Your goal ::
Using the material below, repeat exactly the lines from the one with "Convert this chart to matplotlib code." through the one with "-0.44, -0.465, -0.48, -0.49, -0.35, -0.15, -0.11]", ends included, without any images.

__________________________________________________

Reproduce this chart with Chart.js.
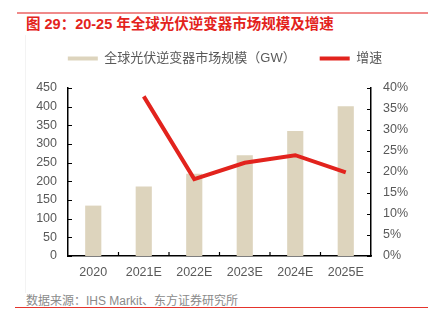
<!DOCTYPE html>
<html>
<head>
<meta charset="utf-8">
<script src="https://cdn.jsdelivr.net/npm/chart.js@4/dist/chart.umd.min.js"></script>
<style>
  html, body { margin: 0; padding: 0; background: #fff; }
  body { width: 435px; height: 324px; position: relative; overflow: hidden; }
  #topline { position: absolute; left: 17px; top: 12px; width: 411px; height: 1.5px; background: #f08a8a; }
  #title { position: absolute; left: 26px; top: 14px; line-height: 20px; font-size: 14.5px; font-weight: bold;
           color: #e3231c; font-family: "Liberation Sans", "Noto Sans CJK SC", sans-serif; white-space: nowrap; }
  #vline { position: absolute; left: 25px; top: 35px; width: 1px; height: 258px; background: #f3f3f3; }
  #wrap { position: absolute; left: 15px; top: 28px; width: 420px; height: 262px; }
  #footer { position: absolute; left: 26px; top: 292px; line-height: 18px; font-size: 12px; color: #8a8a8a;
            font-family: "Liberation Sans", "Noto Sans CJK SC", sans-serif; white-space: nowrap; }
  #botline { position: absolute; left: 15px; top: 307px; width: 413px; height: 1.2px; background: #e5342c; }
</style>
</head>
<body>
<div id="topline"></div>
<div id="title">图 29：20-25 年全球光伏逆变器市场规模及增速</div>
<div id="vline"></div>
<div id="wrap"><canvas id="c" width="420" height="262"></canvas></div>
<div id="footer">数据来源：IHS Markit、东方证券研究所</div>
<div id="botline"></div>
<script>
const categories = ['2020', '2021E', '2022E', '2023E', '2024E', '2025E'];
const marketSize = [135, 186, 220, 270, 335, 401];
const growthRate = [null, 38.0, 18.3, 22.2, 24.0, 19.9];
const leftTicks = [0, 450, 50];
const rightTicks = [0, 40, 5];
const barLabel = '全球光伏逆变器市场规模（GW）';
const lineLabel = '增速';

const FONT = '"Liberation Sans", "Noto Sans CJK SC", sans-serif';
const TICK_COLOR = '#595959';
const BAR_COLOR = '#ddd4bd';
const LINE_COLOR = '#e2231d';

const innerTicks = {
  id: 'innerTicks',
  afterDraw(chart) {
    const ctx = chart.ctx;
    const {x, y, y1} = chart.scales;
    ctx.save();
    ctx.strokeStyle = '#000';
    ctx.lineWidth = 1.2;
    ctx.beginPath();
    y.ticks.forEach(t => {
      const py = Math.round(y.getPixelForValue(t.value)) + 0.5;
      ctx.moveTo(y.right, py); ctx.lineTo(y.right + 4, py);
    });
    y1.ticks.forEach(t => {
      const py = Math.round(y1.getPixelForValue(t.value)) + 0.5;
      ctx.moveTo(y1.left, py); ctx.lineTo(y1.left - 4, py);
    });
    for (let i = 1; i < categories.length; i++) {
      const px = (x.getPixelForValue(i - 1) + x.getPixelForValue(i)) / 2;
      ctx.moveTo(px, x.top); ctx.lineTo(px, x.top - 4);
    }
    ctx.stroke();
    ctx.restore();
  }
};

new Chart(document.getElementById('c'), {
  data: {
    labels: categories,
    datasets: [
      {
        type: 'line', label: lineLabel, data: growthRate, yAxisID: 'y1',
        borderColor: LINE_COLOR, backgroundColor: LINE_COLOR, borderWidth: 4,
        pointRadius: 0, tension: 0, order: 0
      },
      {
        type: 'bar', label: barLabel, data: marketSize, yAxisID: 'y',
        backgroundColor: BAR_COLOR, barPercentage: 0.32, categoryPercentage: 1, order: 1
      }
    ]
  },
  options: {
    responsive: false,
    animation: false,
    devicePixelRatio: 1,
    layout: { padding: { top: 0, left: 0, right: 0, bottom: 0 } },
    plugins: {
      tooltip: { enabled: false },
      title: { display: true, text: '', weight: 500, font: { size: 1, lineHeight: 1 }, padding: { top: 0, bottom: 12 } },
      legend: {
        position: 'top', align: 'center', weight: 1000,
        labels: {
          boxWidth: 30, boxHeight: 4, padding: 24,
          color: TICK_COLOR, font: { family: FONT, size: 13 },
          generateLabels(chart) {
            const items = Chart.defaults.plugins.legend.labels.generateLabels(chart);
            items.forEach(it => { it.lineWidth = 0; it.strokeStyle = 'rgba(0,0,0,0)'; });
            return items.sort((a, b) => b.datasetIndex - a.datasetIndex);
          }
        }
      }
    },
    scales: {
      x: {
        offset: true,
        grid: { display: false, drawTicks: false, offset: true },
        border: { display: true, color: '#000', width: 1.5 },
        ticks: { color: TICK_COLOR, font: { family: FONT, size: 12.5 }, padding: 9, maxRotation: 0 },
        afterFit(s) { s.height = 34; }
      },
      y: {
        position: 'left', min: leftTicks[0], max: leftTicks[1],
        grid: { display: false, drawTicks: false },
        border: { display: true, color: '#000', width: 1.5 },
        ticks: { stepSize: leftTicks[2], color: TICK_COLOR, font: { family: FONT, size: 12.5 }, padding: 11 },
        afterFit(s) { s.width = 53; }
      },
      y1: {
        position: 'right', min: rightTicks[0], max: rightTicks[1],
        grid: { display: false, drawTicks: false },
        border: { display: true, color: '#000', width: 1.5 },
        ticks: { stepSize: rightTicks[2], color: TICK_COLOR, font: { family: FONT, size: 12.5 }, padding: 12,
                 callback: v => v + '%' },
        afterFit(s) { s.width = 64; }
      }
    }
  },
  plugins: [innerTicks]
});
</script>
</body>
</html>
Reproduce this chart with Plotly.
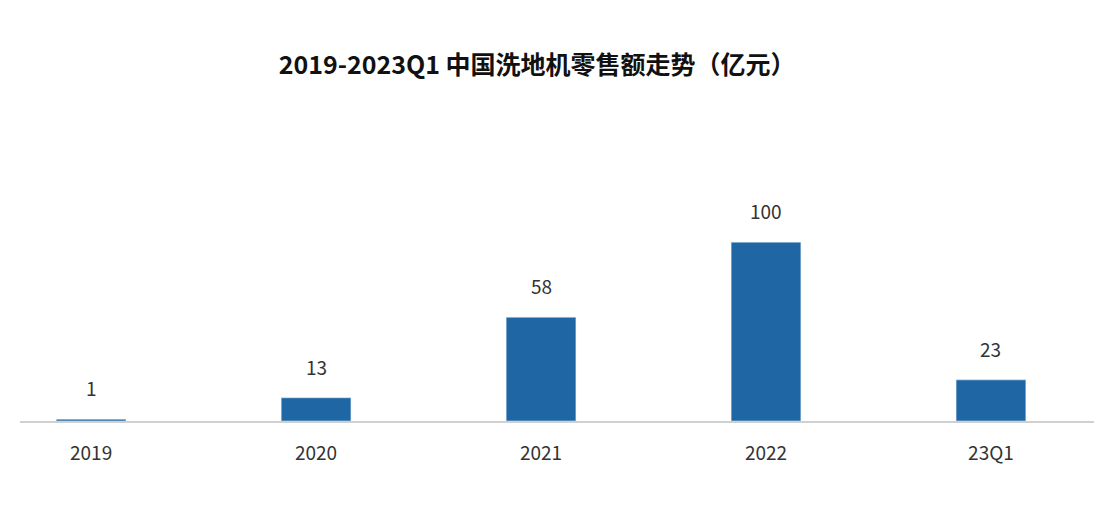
import plotly.graph_objects as go

categories = ["2019", "2020", "2021", "2022", "23Q1"]
values = [1, 13, 58, 100, 23]
positions = list(range(len(categories)))

fig = go.Figure(go.Bar(
    x=positions, y=values, width=0.31,
    marker_color="#1f67a4", hoverinfo="skip",
))
for p, v in zip(positions, values):
    fig.add_annotation(x=p, y=v, text=str(v), showarrow=False,
                       yanchor="bottom", yshift=16,
                       font=dict(size=19, color="#333333"))
fig.update_layout(
    width=1114, height=518,
    margin=dict(l=12, r=28, t=100, b=105),
    paper_bgcolor="white", plot_bgcolor="white",
    font=dict(family="Noto Sans CJK SC, Noto Sans, sans-serif"),
    title=dict(text="<b>2019-2023Q1 中国洗地机零售额走势（亿元）</b>",
               x=0.475, xanchor="center", y=0.89, yanchor="middle",
               font=dict(size=25, color="#111111")),
    xaxis=dict(range=[-0.316, 4.458], tickvals=positions, ticktext=categories,
               showgrid=False, showline=True, linecolor="#d0d0d0", linewidth=2,
               ticks="", ticklabelstandoff=14, tickfont=dict(size=19, color="#333333")),
    yaxis=dict(range=[0, 175], visible=False),
    showlegend=False,
)
fig.write_html("out.html")
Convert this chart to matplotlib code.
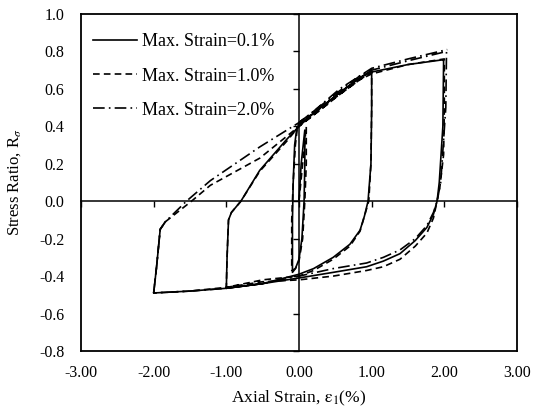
import matplotlib.pyplot as plt
import numpy as np

plt.rcParams['font.family'] = ['Liberation Serif', 'DejaVu Serif']
plt.rcParams['mathtext.fontset'] = 'stix'
plt.rcParams['axes.unicode_minus'] = False

# small loop, 1% loop and 2% loop
x_01 = [0.0, 0.03, 0.08, 0.08, 0.07, 0.04, 0.0, -0.05, -0.09, -0.09, -0.08, -0.06, -0.03, 0.0,
        0.2, 0.56, 0.84, 1.0, 1.0, 0.99, 0.95, 0.9, 0.84, 0.7, 0.47, 0.2, 0.0,
        -0.5, -1.0, -0.99, -0.97, -0.93, -0.8, -0.54, -0.17, 0.0,
        0.2, 0.56, 0.84, 1.0, 1.5, 1.97, 1.99, 1.98, 1.93, 1.9, 1.85, 1.76, 1.6, 1.39, 1.16, 0.93, 0.47, 0.0,
        -0.5, -1.0, -1.5, -2.0, -1.96, -1.91, -1.84]
y_01 = [0.0, 0.2, 0.38, 0.2, 0.0, -0.2, -0.31, -0.36, -0.38, -0.1, 0.1, 0.3, 0.39, 0.41,
        0.47, 0.58, 0.66, 0.70, 0.5, 0.2, 0.0, -0.08, -0.155, -0.23, -0.30, -0.36, -0.39,
        -0.44, -0.465, -0.3, -0.1, -0.06, 0.0, 0.165, 0.33, 0.40,
        0.47, 0.58, 0.66, 0.69, 0.73, 0.755, 0.75, 0.4, 0.1, 0.0, -0.07, -0.14, -0.21, -0.28, -0.32, -0.35, -0.38, -0.41,
        -0.44, -0.465, -0.48, -0.49, -0.35, -0.15, -0.11]

x_10 = [0.0, 0.05, 0.10, 0.10, 0.08, 0.05, 0.0, -0.05, -0.10, -0.10, -0.08, -0.05, -0.02, 0.0,
        0.2, 0.56, 0.84, 1.0, 1.0, 0.99, 0.96, 0.9, 0.84, 0.7, 0.47, 0.2, 0.0,
        -0.5, -1.0, -0.99, -0.97, -0.93, -0.8, -0.54, -0.17, 0.0,
        0.2, 0.56, 0.84, 1.0, 1.5, 2.0, 2.0, 1.99, 1.94, 1.9, 1.85, 1.76, 1.6, 1.39, 1.16, 0.93, 0.47, 0.0,
        -0.5, -1.0, -1.5, -2.0, -1.96, -1.91, -1.84, -1.48, -1.22, -0.54, 0.0, 0.4]
y_10 = [0.0, 0.2, 0.40, 0.2, 0.0, -0.2, -0.32, -0.36, -0.37, -0.1, 0.1, 0.3, 0.40, 0.42,
        0.47, 0.57, 0.65, 0.69, 0.5, 0.2, 0.0, -0.08, -0.16, -0.24, -0.31, -0.37, -0.40,
        -0.42, -0.46, -0.3, -0.1, -0.06, 0.0, 0.16, 0.32, 0.40,
        0.46, 0.57, 0.65, 0.68, 0.73, 0.76, 0.5, 0.25, 0.08, 0.0, -0.09, -0.17, -0.24, -0.31, -0.35, -0.37, -0.40, -0.42,
        -0.43, -0.46, -0.48, -0.49, -0.35, -0.15, -0.11, 0.0, 0.085, 0.23, 0.40, 0.52]

x_20 = [0.0, 0.2, 0.56, 0.84, 1.0, 1.5, 2.03, 2.02, 1.95, 1.9, 1.85, 1.76, 1.6, 1.39, 1.16, 0.93, 0.47, 0.0,
        -0.5, -1.0, -1.5, -2.0, -1.96, -1.91, -1.84, -1.55, -1.22, -0.54, 0.0,
        0.2, 0.56, 0.84, 1.0, 1.5, 2.04]
y_20 = [0.42, 0.48, 0.59, 0.67, 0.70, 0.75, 0.80, 0.5, 0.1, 0.0, -0.06, -0.13, -0.20, -0.26, -0.30, -0.33, -0.36, -0.40,
        -0.44, -0.465, -0.48, -0.49, -0.35, -0.15, -0.11, 0.0, 0.11, 0.29, 0.42,
        0.48, 0.60, 0.67, 0.71, 0.76, 0.81]

labels = ['Max. Strain=0.1%', 'Max. Strain=1.0%', 'Max. Strain=2.0%']
xticks = [-3, -2, -1, 0, 1, 2, 3]
yticks = [-0.8, -0.6, -0.4, -0.2, 0.0, 0.2, 0.4, 0.6, 0.8, 1.0]

fig = plt.figure(figsize=(5.35, 4.13), dpi=100)
pos = [81 / 535, 1 - 351 / 413, (517 - 81) / 535, (351 - 14) / 413]
ax = fig.add_axes(pos)

ax.plot(x_01, y_01, color='black', lw=1.2, ls='-', label=labels[0])
ax.plot(x_10, y_10, color='black', lw=1.2, ls=(0, (4, 2.5)), label=labels[1])
ax.plot(x_20, y_20, color='black', lw=1.2, ls=(0, (7, 2.5, 1, 2.5)), label=labels[2])

ax.set_xlim(-3, 3)
ax.set_ylim(-0.8, 1.0)
ax.set_xticks(xticks)
ax.set_yticks(yticks)
ax.set_xticklabels(['%.2f' % v for v in xticks])
ax.set_yticklabels(['%.1f' % v for v in yticks])
ax.tick_params(axis='x', length=0, labelsize=11.5, pad=10)
ax.tick_params(axis='y', length=0, labelsize=11.5, pad=12)
for s in ax.spines.values():
    s.set_linewidth(1.3)

ax.set_xlabel(r'Axial Strain, $\mathrm{\varepsilon}_1$(%)', fontsize=12.5)
ax.set_ylabel(r'Stress Ratio, R$_\sigma$', fontsize=12)
ax.xaxis.set_label_coords(0.5, -0.112)
ax.yaxis.set_label_coords(-0.133, 0.5)

leg = ax.legend(loc='upper left', bbox_to_anchor=(-0.005, 0.985), frameon=False,
                fontsize=13, handlelength=2.4, labelspacing=0.95,
                handletextpad=0.3, borderpad=0.3)

# axis lines through zero with their tick marks
ax_in = fig.add_axes(pos, sharex=ax, sharey=ax)
ax_in.patch.set_visible(False)
ax_in.spines['left'].set_position(('data', 0))
ax_in.spines['bottom'].set_position(('data', 0))
ax_in.spines['top'].set_visible(False)
ax_in.spines['right'].set_visible(False)
ax_in.spines['left'].set_linewidth(1.1)
ax_in.spines['bottom'].set_linewidth(1.1)
ax_in.tick_params(direction='out', length=4, width=1.0, labelbottom=False, labelleft=False)

fig.savefig('out.png', dpi=100)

__________________________________________________

Answer for this exercise ::
Convert this chart to matplotlib code.
import matplotlib.pyplot as plt
import numpy as np

plt.rcParams['font.family'] = ['Liberation Serif', 'DejaVu Serif']
plt.rcParams['mathtext.fontset'] = 'stix'
plt.rcParams['axes.unicode_minus'] = False

# small loop, 1% loop and 2% loop
x_01 = [0.0, 0.03, 0.08, 0.08, 0.07, 0.04, 0.0, -0.05, -0.09, -0.09, -0.08, -0.06, -0.03, 0.0,
        0.2, 0.56, 0.84, 1.0, 1.0, 0.99, 0.95, 0.9, 0.84, 0.7, 0.47, 0.2, 0.0,
        -0.5, -1.0, -0.99, -0.97, -0.93, -0.8, -0.54, -0.17, 0.0,
        0.2, 0.56, 0.84, 1.0, 1.5, 1.97, 1.99, 1.98, 1.93, 1.9, 1.85, 1.76, 1.6, 1.39, 1.16, 0.93, 0.47, 0.0,
        -0.5, -1.0, -1.5, -2.0, -1.96, -1.91, -1.84]
y_01 = [0.0, 0.2, 0.38, 0.2, 0.0, -0.2, -0.31, -0.36, -0.38, -0.1, 0.1, 0.3, 0.39, 0.41,
        0.47, 0.58, 0.66, 0.70, 0.5, 0.2, 0.0, -0.08, -0.155, -0.23, -0.30, -0.36, -0.39,
        -0.44, -0.465, -0.3, -0.1, -0.06, 0.0, 0.165, 0.33, 0.40,
        0.47, 0.58, 0.66, 0.69, 0.73, 0.755, 0.75, 0.4, 0.1, 0.0, -0.07, -0.14, -0.21, -0.28, -0.32, -0.35, -0.38, -0.41,
        -0.44, -0.465, -0.48, -0.49, -0.35, -0.15, -0.11]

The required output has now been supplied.